_Material:_
********
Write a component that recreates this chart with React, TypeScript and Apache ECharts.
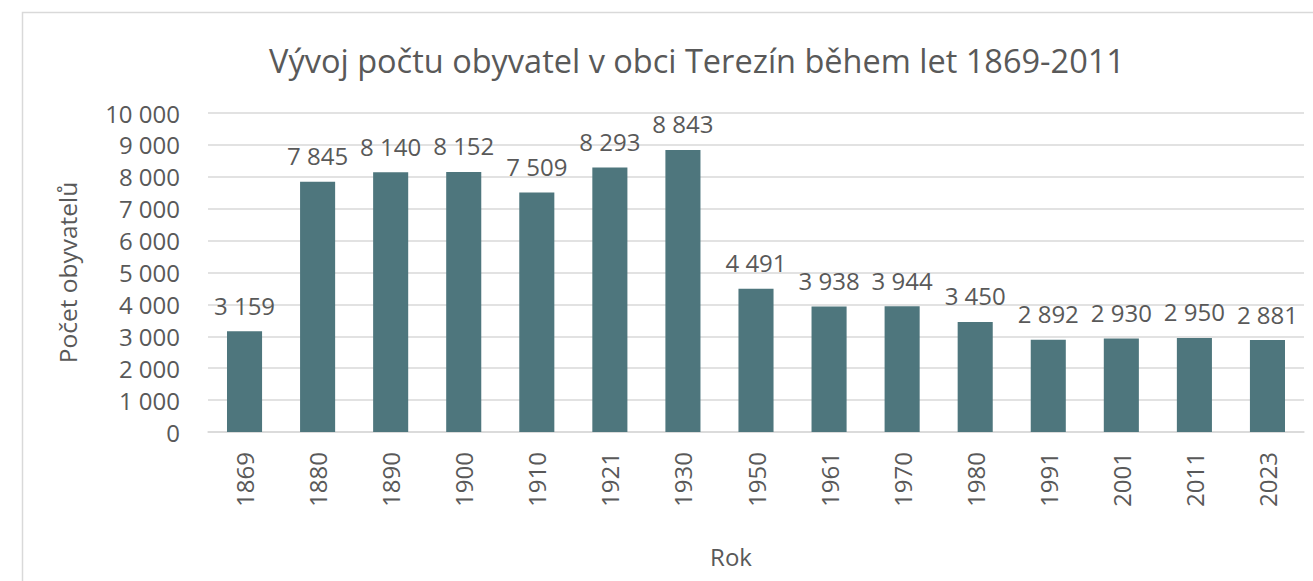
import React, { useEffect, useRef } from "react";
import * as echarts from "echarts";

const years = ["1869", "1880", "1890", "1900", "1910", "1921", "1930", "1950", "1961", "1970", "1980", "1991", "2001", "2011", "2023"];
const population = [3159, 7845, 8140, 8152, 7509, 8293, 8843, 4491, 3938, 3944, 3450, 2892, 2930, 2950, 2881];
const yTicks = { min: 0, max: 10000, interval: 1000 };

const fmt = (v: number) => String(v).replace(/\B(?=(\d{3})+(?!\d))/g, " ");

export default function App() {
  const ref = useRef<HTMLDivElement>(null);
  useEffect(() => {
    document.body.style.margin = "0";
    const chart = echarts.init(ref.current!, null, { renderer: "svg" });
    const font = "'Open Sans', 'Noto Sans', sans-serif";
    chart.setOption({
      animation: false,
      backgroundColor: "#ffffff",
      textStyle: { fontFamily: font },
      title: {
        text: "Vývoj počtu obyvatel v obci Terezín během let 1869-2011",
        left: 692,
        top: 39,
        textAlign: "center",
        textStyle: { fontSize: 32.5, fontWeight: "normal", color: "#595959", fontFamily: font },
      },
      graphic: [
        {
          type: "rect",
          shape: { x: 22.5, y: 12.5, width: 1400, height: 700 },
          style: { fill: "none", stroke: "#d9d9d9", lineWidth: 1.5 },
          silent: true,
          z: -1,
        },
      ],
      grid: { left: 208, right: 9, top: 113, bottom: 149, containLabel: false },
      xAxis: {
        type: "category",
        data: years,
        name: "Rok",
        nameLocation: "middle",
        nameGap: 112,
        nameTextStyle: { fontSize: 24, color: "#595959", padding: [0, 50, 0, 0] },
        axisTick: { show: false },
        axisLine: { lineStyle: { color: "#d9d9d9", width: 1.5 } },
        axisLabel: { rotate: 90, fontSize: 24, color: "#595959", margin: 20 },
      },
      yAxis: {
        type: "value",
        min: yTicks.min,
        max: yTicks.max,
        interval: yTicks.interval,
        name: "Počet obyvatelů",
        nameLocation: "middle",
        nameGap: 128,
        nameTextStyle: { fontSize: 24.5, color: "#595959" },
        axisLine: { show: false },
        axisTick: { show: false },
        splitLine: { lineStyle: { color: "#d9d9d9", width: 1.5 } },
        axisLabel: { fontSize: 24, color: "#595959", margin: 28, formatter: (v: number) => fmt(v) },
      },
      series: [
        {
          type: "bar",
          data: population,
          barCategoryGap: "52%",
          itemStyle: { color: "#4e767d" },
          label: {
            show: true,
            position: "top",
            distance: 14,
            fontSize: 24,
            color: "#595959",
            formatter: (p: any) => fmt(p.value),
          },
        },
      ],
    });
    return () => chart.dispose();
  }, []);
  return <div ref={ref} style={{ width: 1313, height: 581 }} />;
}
********
_Stated problem:_ Repeat, exactly and in full, each line from the start of the data to the line that contains "const fmt = (v: number)". Pictures do not go in.

_Solution to the problem:_
Write a component that recreates this chart with React, TypeScript and Apache ECharts.
import React, { useEffect, useRef } from "react";
import * as echarts from "echarts";

const years = ["1869", "1880", "1890", "1900", "1910", "1921", "1930", "1950", "1961", "1970", "1980", "1991", "2001", "2011", "2023"];
const population = [3159, 7845, 8140, 8152, 7509, 8293, 8843, 4491, 3938, 3944, 3450, 2892, 2930, 2950, 2881];
const yTicks = { min: 0, max: 10000, interval: 1000 };

const fmt = (v: number) => String(v).replace(/\B(?=(\d{3})+(?!\d))/g, " ");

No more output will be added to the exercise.